PAR ANONYME
ÉTUDIANTE EN DROIT À MCGILL
Il est difficile de prendre la plume et de se mettre à écrire pour parler de soi. De ce que l’on a vécu. Essayer de tout se remémorer n’est déjà pas chose facile. On ferme les yeux et on rembobine. On se repasse le film du début à la fin, de la fin au début. Chaque pensée ravive un douloureux souvenir. Bien entendu, si c’est une histoire heureuse, c’est un exercice qui se fait volontiers. Et plus facilement.
Et puis, on ne veut pas parler de soi. On ne veut pas que ce soit about us. Écrire, et partager, c’est accepter une certaine réalité. Une réalité sur laquelle on préfèrerait tirer un trait.
J’aurais peut-être dû tout coucher sur papier plus tôt. Au jour le jour? Mais en avais-je seulement envie? A-t-on réellement envie de partager avec d’autres la honte qui nous colle à la peau, qui nous parasite pendant des jours, des semaines? A-t-on envie de l’expliquer?
Non. Non, et j’ai repoussé ce moment le plus possible. Parfois, bien sûr, on écrit ce qui nous passe par la tête. L’écriture et ses bienfaits thérapeutiques. Plus de clarté? Écrire, non crier. Liberté?
C’est difficile aussi de décider par où commencer. D’ailleurs, est-ce que vous me suivez? Je vous ai peut-être déjà perdu.
Commençons.
Le réveil. On regarde, à gauche, à droite. Quelques secondes passent. On comprend. Bouffée de honte. On sent le rouge et la chaleur nous monter aux joues. Transpiration.
Mais il nous faut rester impassible. On transpire, mais rien ne transparaît.
« Tout va bien, oui oui. »
On a oublié et on se dit que c’est de notre faute.

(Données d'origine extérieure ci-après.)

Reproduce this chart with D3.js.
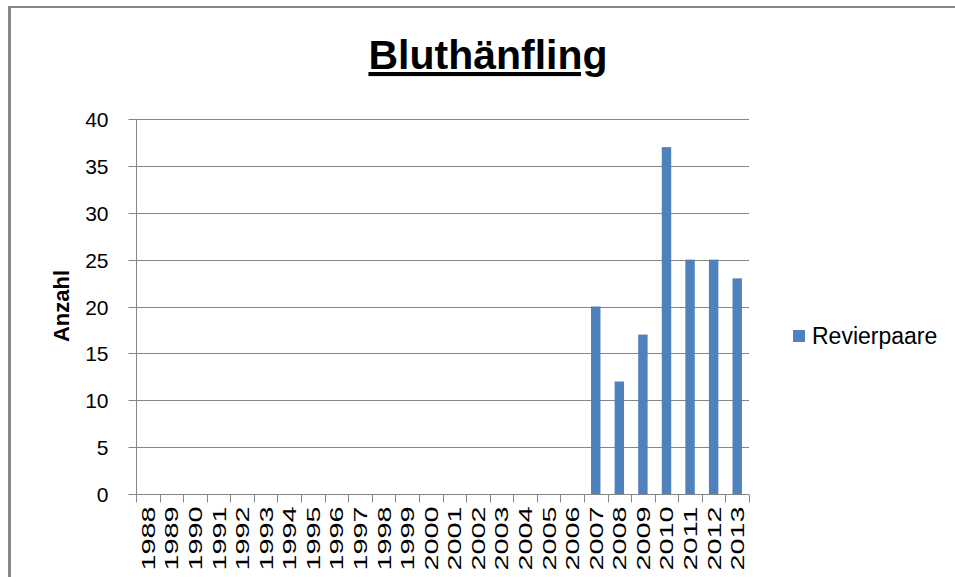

On boit un verre de trop et on nous dit que c’est notre faute. Au mieux, que ce n’est pas grave. Alors on intériorise. Ma faute? Compris. Ma faute. D’ailleurs, on le savait.
« Désolée. »
Culpabilité. Coupable, je l’étais. L’étais-je?

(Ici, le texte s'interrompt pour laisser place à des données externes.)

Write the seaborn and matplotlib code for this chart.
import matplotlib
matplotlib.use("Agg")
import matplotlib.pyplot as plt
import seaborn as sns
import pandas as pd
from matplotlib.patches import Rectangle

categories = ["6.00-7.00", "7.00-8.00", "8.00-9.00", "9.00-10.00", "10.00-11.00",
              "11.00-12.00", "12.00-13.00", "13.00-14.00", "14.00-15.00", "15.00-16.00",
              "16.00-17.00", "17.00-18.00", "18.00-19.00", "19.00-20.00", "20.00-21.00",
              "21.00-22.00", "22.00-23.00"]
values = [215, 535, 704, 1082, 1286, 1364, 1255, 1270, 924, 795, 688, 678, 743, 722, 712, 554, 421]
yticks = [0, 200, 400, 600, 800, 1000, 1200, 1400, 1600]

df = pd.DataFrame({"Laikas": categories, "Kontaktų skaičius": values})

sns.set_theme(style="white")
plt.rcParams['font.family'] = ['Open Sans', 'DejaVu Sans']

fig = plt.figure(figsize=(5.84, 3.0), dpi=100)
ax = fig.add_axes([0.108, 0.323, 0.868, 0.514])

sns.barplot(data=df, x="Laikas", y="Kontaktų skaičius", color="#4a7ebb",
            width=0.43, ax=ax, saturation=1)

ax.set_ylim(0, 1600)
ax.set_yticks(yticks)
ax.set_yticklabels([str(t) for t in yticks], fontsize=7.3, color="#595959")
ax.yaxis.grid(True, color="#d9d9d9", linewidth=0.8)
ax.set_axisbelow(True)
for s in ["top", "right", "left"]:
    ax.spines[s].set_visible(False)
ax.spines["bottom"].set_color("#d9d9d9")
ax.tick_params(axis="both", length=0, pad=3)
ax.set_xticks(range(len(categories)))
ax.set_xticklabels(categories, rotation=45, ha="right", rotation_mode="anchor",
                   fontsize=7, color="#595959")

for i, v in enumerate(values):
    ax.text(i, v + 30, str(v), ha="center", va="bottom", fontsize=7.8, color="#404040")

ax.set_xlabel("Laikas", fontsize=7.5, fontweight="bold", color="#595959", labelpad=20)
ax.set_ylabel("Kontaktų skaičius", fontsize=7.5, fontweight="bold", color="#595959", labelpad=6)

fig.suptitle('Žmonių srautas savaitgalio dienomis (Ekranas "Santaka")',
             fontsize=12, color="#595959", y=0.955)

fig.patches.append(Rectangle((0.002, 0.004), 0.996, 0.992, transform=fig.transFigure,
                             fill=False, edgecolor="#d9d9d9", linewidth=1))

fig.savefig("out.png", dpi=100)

Quelques jours passent. Une boule nichée au fond de la gorge, pas décidée à partir de sitôt. Malaise profond. Mal-être qui s’empare de notre corps. Alors pour la première fois, on réfléchit. Quand même, quelle drôle de responsabilité. « Sachez combien de verres vous pouvez supporter. » Et bien, je ne « sache » pas. Non, je ne « sachais » pas. Coupable? Responsable?
Me suivez-vous?
La honte. Celle qui nous empêche de parler, de dénoncer. Celle qui nous ronge de l’intérieur et qui nous fait culpabiliser. La honte nous enferme, elle nous garde prisonniers. Nous, et notre secret.
Il faut bien que quelqu’un soit responsable. Si ce n’est pas lui, c’est nous.
L’intériorisation des derniers jours rend parano. On sent des regards inquisiteurs et emprunts de jugement posés sur nous. Était-ce notre imaginaire ? Peut-être. De l’exagération? Certainement. Mais au premier jour, au plus bas, on nous avait fait comprendre que « c’était notre faute ». Alors jusqu’au bout, on se dit « c’est notre faute ». Jusqu’au bout, on refuse de croire qu’on puisse être soutenue. On a merdé. Merde.
C’est flou, ce texte.
C’est flou.
Pensées, souvenirs, sentiments, tout se bouscule.
C’est flou. Et on voudrait tout oublier. On voudrait que ça ne soit jamais arrivé. Et pourtant, tout est pardonné.
Tout est pardonné. Et tout le monde? Non. On s’en veut toujours. On ne se le pardonne pas.
Une partie de nous-même refuse de tout se remémorer et de tout partager. Une autre partie refuse encore d’accepter que ce qui lui est arrivé n’était pas de sa faute. Une partie de nous-même a encore honte.
J’arrive à la fin. C’est vrai, écrire, ça fait du bien. Je me détache du texte, j’écris au nous. Je ne veux pas que ce soit mon histoire. Tu as peut-être décroché. Je m’accroche. Et je vais mieux.